_EXERCISE DIRECTIONS_: Write out the listing below exactly, and omit any images you find in it.

** BEGIN **

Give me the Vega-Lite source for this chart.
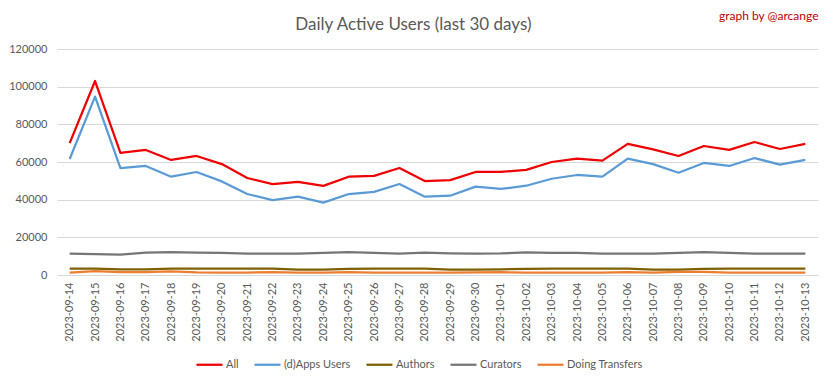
{
  "$schema": "https://vega.github.io/schema/vega-lite/v6.json",
  "width": 761,
  "height": 226,
  "autosize": {"type": "none"},
  "padding": {"left": 57, "top": 49, "right": 15, "bottom": 104},
  "background": "white",
  "config": {
    "font": "Lato",
    "view": {"stroke": null}
  },
  "title": {
    "text": "Daily Active Users (last 30 days)",
    "fontSize": 17,
    "fontWeight": "normal",
    "color": "#595959",
    "font": "Lato",
    "anchor": "middle",
    "frame": "bounds",
    "offset": 4,
    "dy": 29
  },
  "data": {
    "values": [
      {"date": "2023-09-14", "All": 70000, "(d)Apps Users": 61600, "Authors": 3400, "Curators": 11300, "Doing Transfers": 1300},
      {"date": "2023-09-15", "All": 103000, "(d)Apps Users": 94700, "Authors": 3400, "Curators": 11150, "Doing Transfers": 2100},
      {"date": "2023-09-16", "All": 64900, "(d)Apps Users": 56800, "Authors": 3000, "Curators": 10800, "Doing Transfers": 1500},
      {"date": "2023-09-17", "All": 66400, "(d)Apps Users": 57900, "Authors": 3000, "Curators": 11900, "Doing Transfers": 1500},
      {"date": "2023-09-18", "All": 61100, "(d)Apps Users": 52200, "Authors": 3400, "Curators": 12200, "Doing Transfers": 1900},
      {"date": "2023-09-19", "All": 63200, "(d)Apps Users": 54700, "Authors": 3400, "Curators": 11900, "Doing Transfers": 1400},
      {"date": "2023-09-20", "All": 58900, "(d)Apps Users": 49700, "Authors": 3400, "Curators": 11700, "Doing Transfers": 1300},
      {"date": "2023-09-21", "All": 51500, "(d)Apps Users": 43000, "Authors": 3400, "Curators": 11300, "Doing Transfers": 1300},
      {"date": "2023-09-22", "All": 48300, "(d)Apps Users": 39800, "Authors": 3400, "Curators": 11300, "Doing Transfers": 1500},
      {"date": "2023-09-23", "All": 49400, "(d)Apps Users": 41600, "Authors": 2900, "Curators": 11300, "Doing Transfers": 1300},
      {"date": "2023-09-24", "All": 47300, "(d)Apps Users": 38400, "Authors": 2900, "Curators": 11700, "Doing Transfers": 1300},
      {"date": "2023-09-25", "All": 52200, "(d)Apps Users": 43000, "Authors": 3300, "Curators": 12200, "Doing Transfers": 1500},
      {"date": "2023-09-26", "All": 52600, "(d)Apps Users": 44100, "Authors": 3400, "Curators": 11700, "Doing Transfers": 1300},
      {"date": "2023-09-27", "All": 56800, "(d)Apps Users": 48300, "Authors": 3400, "Curators": 11300, "Doing Transfers": 1300},
      {"date": "2023-09-28", "All": 49900, "(d)Apps Users": 41600, "Authors": 3400, "Curators": 11900, "Doing Transfers": 1300},
      {"date": "2023-09-29", "All": 50400, "(d)Apps Users": 42100, "Authors": 2900, "Curators": 11500, "Doing Transfers": 1300},
      {"date": "2023-09-30", "All": 54700, "(d)Apps Users": 46900, "Authors": 2800, "Curators": 11300, "Doing Transfers": 1400},
      {"date": "2023-10-01", "All": 54700, "(d)Apps Users": 45700, "Authors": 3000, "Curators": 11500, "Doing Transfers": 1500},
      {"date": "2023-10-02", "All": 55800, "(d)Apps Users": 47400, "Authors": 3300, "Curators": 12000, "Doing Transfers": 1300},
      {"date": "2023-10-03", "All": 60000, "(d)Apps Users": 51100, "Authors": 3400, "Curators": 11700, "Doing Transfers": 1300},
      {"date": "2023-10-04", "All": 61800, "(d)Apps Users": 53100, "Authors": 3400, "Curators": 11700, "Doing Transfers": 1300},
      {"date": "2023-10-05", "All": 60700, "(d)Apps Users": 52200, "Authors": 3400, "Curators": 11300, "Doing Transfers": 1300},
      {"date": "2023-10-06", "All": 69600, "(d)Apps Users": 61800, "Authors": 3400, "Curators": 11300, "Doing Transfers": 1500},
      {"date": "2023-10-07", "All": 66700, "(d)Apps Users": 58900, "Authors": 2900, "Curators": 11300, "Doing Transfers": 1300},
      {"date": "2023-10-08", "All": 63200, "(d)Apps Users": 54300, "Authors": 2900, "Curators": 11700, "Doing Transfers": 1600},
      {"date": "2023-10-09", "All": 68500, "(d)Apps Users": 59500, "Authors": 3300, "Curators": 12200, "Doing Transfers": 1700},
      {"date": "2023-10-10", "All": 66400, "(d)Apps Users": 57900, "Authors": 3400, "Curators": 11700, "Doing Transfers": 1300},
      {"date": "2023-10-11", "All": 70600, "(d)Apps Users": 62100, "Authors": 3400, "Curators": 11300, "Doing Transfers": 1300},
      {"date": "2023-10-12", "All": 66900, "(d)Apps Users": 58600, "Authors": 3400, "Curators": 11300, "Doing Transfers": 1300},
      {"date": "2023-10-13", "All": 69600, "(d)Apps Users": 61100, "Authors": 3400, "Curators": 11300, "Doing Transfers": 1300}
    ]
  },
  "transform": [
    {"fold": ["All", "(d)Apps Users", "Authors", "Curators", "Doing Transfers"], "as": ["series", "users"]}
  ],
  "mark": {"type": "line", "strokeWidth": 2.25, "strokeJoin": "round"},
  "encoding": {
    "x": {
      "field": "date",
      "type": "ordinal",
      "sort": null,
      "scale": {"type": "point", "padding": 0.5},
      "axis": {
        "title": null,
        "labelAngle": -90,
        "labelFont": "Lato",
        "labelFontSize": 11,
        "labelColor": "#595959",
        "labelPadding": 7,
        "ticks": false,
        "domain": true,
        "domainColor": "#D9D9D9",
        "grid": false
      }
    },
    "y": {
      "field": "users",
      "type": "quantitative",
      "scale": {"domain": [0, 120000]},
      "axis": {
        "title": "graph by @arcange",
        "titleAngle": 0,
        "titleAlign": "right",
        "titleBaseline": "middle",
        "titleX": 761,
        "titleY": -34,
        "titleColor": "#C00000",
        "titleFont": "Lato",
        "titleFontSize": 12,
        "titleFontWeight": "normal",
        "values": [0, 20000, 40000, 60000, 80000, 100000, 120000],
        "format": "d",
        "labelFont": "Lato",
        "labelFontSize": 11,
        "labelColor": "#595959",
        "labelPadding": 10,
        "ticks": false,
        "domain": false,
        "gridColor": "#D9D9D9",
        "gridWidth": 1
      }
    },
    "color": {
      "field": "series",
      "type": "nominal",
      "scale": {
        "domain": ["All", "(d)Apps Users", "Authors", "Curators", "Doing Transfers"],
        "range": ["#EE0000", "#5B9BD5", "#7F6000", "#767676", "#ED7D31"]
      },
      "legend": {
        "title": null,
        "orient": "none",
        "legendX": 138,
        "legendY": 301,
        "direction": "horizontal",
        "symbolType": "stroke",
        "symbolSize": 676,
        "symbolStrokeWidth": 2.25,
        "labelFont": "Lato",
        "labelFontSize": 11,
        "labelColor": "#595959",
        "labelOffset": 2,
        "columnPadding": 11
      }
    },
    "order": {"value": 0}
  }
}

** END **

_SOLUTION BELOW_:
Give me the Vega-Lite source for this chart.
{
  "$schema": "https://vega.github.io/schema/vega-lite/v6.json",
  "width": 761,
  "height": 226,
  "autosize": {"type": "none"},
  "padding": {"left": 57, "top": 49, "right": 15, "bottom": 104},
  "background": "white",
  "config": {
    "font": "Lato",
    "view": {"stroke": null}
  },
  "title": {
    "text": "Daily Active Users (last 30 days)",
    "fontSize": 17,
    "fontWeight": "normal",
    "color": "#595959",
    "font": "Lato",
    "anchor": "middle",
    "frame": "bounds",
    "offset": 4,
    "dy": 29
  },
  "data": {
    "values": [
      {"date": "2023-09-14", "All": 70000, "(d)Apps Users": 61600, "Authors": 3400, "Curators": 11300, "Doing Transfers": 1300},
      {"date": "2023-09-15", "All": 103000, "(d)Apps Users": 94700, "Authors": 3400, "Curators": 11150, "Doing Transfers": 2100},
      {"date": "2023-09-16", "All": 64900, "(d)Apps Users": 56800, "Authors": 3000, "Curators": 10800, "Doing Transfers": 1500},
      {"date": "2023-09-17", "All": 66400, "(d)Apps Users": 57900, "Authors": 3000, "Curators": 11900, "Doing Transfers": 1500},
      {"date": "2023-09-18", "All": 61100, "(d)Apps Users": 52200, "Authors": 3400, "Curators": 12200, "Doing Transfers": 1900},
      {"date": "2023-09-19", "All": 63200, "(d)Apps Users": 54700, "Authors": 3400, "Curators": 11900, "Doing Transfers": 1400},
      {"date": "2023-09-20", "All": 58900, "(d)Apps Users": 49700, "Authors": 3400, "Curators": 11700, "Doing Transfers": 1300},
      {"date": "2023-09-21", "All": 51500, "(d)Apps Users": 43000, "Authors": 3400, "Curators": 11300, "Doing Transfers": 1300},
      {"date": "2023-09-22", "All": 48300, "(d)Apps Users": 39800, "Authors": 3400, "Curators": 11300, "Doing Transfers": 1500},
      {"date": "2023-09-23", "All": 49400, "(d)Apps Users": 41600, "Authors": 2900, "Curators": 11300, "Doing Transfers": 1300},
      {"date": "2023-09-24", "All": 47300, "(d)Apps Users": 38400, "Authors": 2900, "Curators": 11700, "Doing Transfers": 1300},
      {"date": "2023-09-25", "All": 52200, "(d)Apps Users": 43000, "Authors": 3300, "Curators": 12200, "Doing Transfers": 1500},
      {"date": "2023-09-26", "All": 52600, "(d)Apps Users": 44100, "Authors": 3400, "Curators": 11700, "Doing Transfers": 1300},
      {"date": "2023-09-27", "All": 56800, "(d)Apps Users": 48300, "Authors": 3400, "Curators": 11300, "Doing Transfers": 1300},
      {"date": "2023-09-28", "All": 49900, "(d)Apps Users": 41600, "Authors": 3400, "Curators": 11900, "Doing Transfers": 1300},
      {"date": "2023-09-29", "All": 50400, "(d)Apps Users": 42100, "Authors": 2900, "Curators": 11500, "Doing Transfers": 1300},
      {"date": "2023-09-30", "All": 54700, "(d)Apps Users": 46900, "Authors": 2800, "Curators": 11300, "Doing Transfers": 1400},
      {"date": "2023-10-01", "All": 54700, "(d)Apps Users": 45700, "Authors": 3000, "Curators": 11500, "Doing Transfers": 1500},
      {"date": "2023-10-02", "All": 55800, "(d)Apps Users": 47400, "Authors": 3300, "Curators": 12000, "Doing Transfers": 1300},
      {"date": "2023-10-03", "All": 60000, "(d)Apps Users": 51100, "Authors": 3400, "Curators": 11700, "Doing Transfers": 1300},
      {"date": "2023-10-04", "All": 61800, "(d)Apps Users": 53100, "Authors": 3400, "Curators": 11700, "Doing Transfers": 1300},
      {"date": "2023-10-05", "All": 60700, "(d)Apps Users": 52200, "Authors": 3400, "Curators": 11300, "Doing Transfers": 1300},
      {"date": "2023-10-06", "All": 69600, "(d)Apps Users": 61800, "Authors": 3400, "Curators": 11300, "Doing Transfers": 1500},
      {"date": "2023-10-07", "All": 66700, "(d)Apps Users": 58900, "Authors": 2900, "Curators": 11300, "Doing Transfers": 1300},
      {"date": "2023-10-08", "All": 63200, "(d)Apps Users": 54300, "Authors": 2900, "Curators": 11700, "Doing Transfers": 1600},
      {"date": "2023-10-09", "All": 68500, "(d)Apps Users": 59500, "Authors": 3300, "Curators": 12200, "Doing Transfers": 1700},
      {"date": "2023-10-10", "All": 66400, "(d)Apps Users": 57900, "Authors": 3400, "Curators": 11700, "Doing Transfers": 1300},
      {"date": "2023-10-11", "All": 70600, "(d)Apps Users": 62100, "Authors": 3400, "Curators": 11300, "Doing Transfers": 1300},
      {"date": "2023-10-12", "All": 66900, "(d)Apps Users": 58600, "Authors": 3400, "Curators": 11300, "Doing Transfers": 1300},
      {"date": "2023-10-13", "All": 69600, "(d)Apps Users": 61100, "Authors": 3400, "Curators": 11300, "Doing Transfers": 1300}
    ]
  },
  "transform": [
    {"fold": ["All", "(d)Apps Users", "Authors", "Curators", "Doing Transfers"], "as": ["series", "users"]}
  ],
  "mark": {"type": "line", "strokeWidth": 2.25, "strokeJoin": "round"},
  "encoding": {
    "x": {
      "field": "date",
      "type": "ordinal",
      "sort": null,
      "scale": {"type": "point", "padding": 0.5},
      "axis": {
        "title": null,
        "labelAngle": -90,
        "labelFont": "Lato",
        "labelFontSize": 11,
        "labelColor": "#595959",
        "labelPadding": 7,
        "ticks": false,
        "domain": true,
        "domainColor": "#D9D9D9",
        "grid": false
      }
    },
    "y": {
      "field": "users",
      "type": "quantitative",
      "scale": {"domain": [0, 120000]},
      "axis": {
        "title": "graph by @arcange",
        "titleAngle": 0,
        "titleAlign": "right",
        "titleBaseline": "middle",
        "titleX": 761,
        "titleY": -34,
        "titleColor": "#C00000",
        "titleFont": "Lato",
        "titleFontSize": 12,
        "titleFontWeight": "normal",
        "values": [0, 20000, 40000, 60000, 80000, 100000, 120000],
        "format": "d",
        "labelFont": "Lato",
        "labelFontSize": 11,
        "labelColor": "#595959",
        "labelPadding": 10,
        "ticks": false,
        "domain": false,
        "gridColor": "#D9D9D9",
        "gridWidth": 1
      }
    },
    "color": {
      "field": "series",
      "type": "nominal",
      "scale": {
        "domain": ["All", "(d)Apps Users", "Authors", "Curators", "Doing Transfers"],
        "range": ["#EE0000", "#5B9BD5", "#7F6000", "#767676", "#ED7D31"]
      },
      "legend": {
        "title": null,
        "orient": "none",
        "legendX": 138,
        "legendY": 301,
        "direction": "horizontal",
        "symbolType": "stroke",
        "symbolSize": 676,
        "symbolStrokeWidth": 2.25,
        "labelFont": "Lato",
        "labelFontSize": 11,
        "labelColor": "#595959",
        "labelOffset": 2,
        "columnPadding": 11
      }
    },
    "order": {"value": 0}
  }
}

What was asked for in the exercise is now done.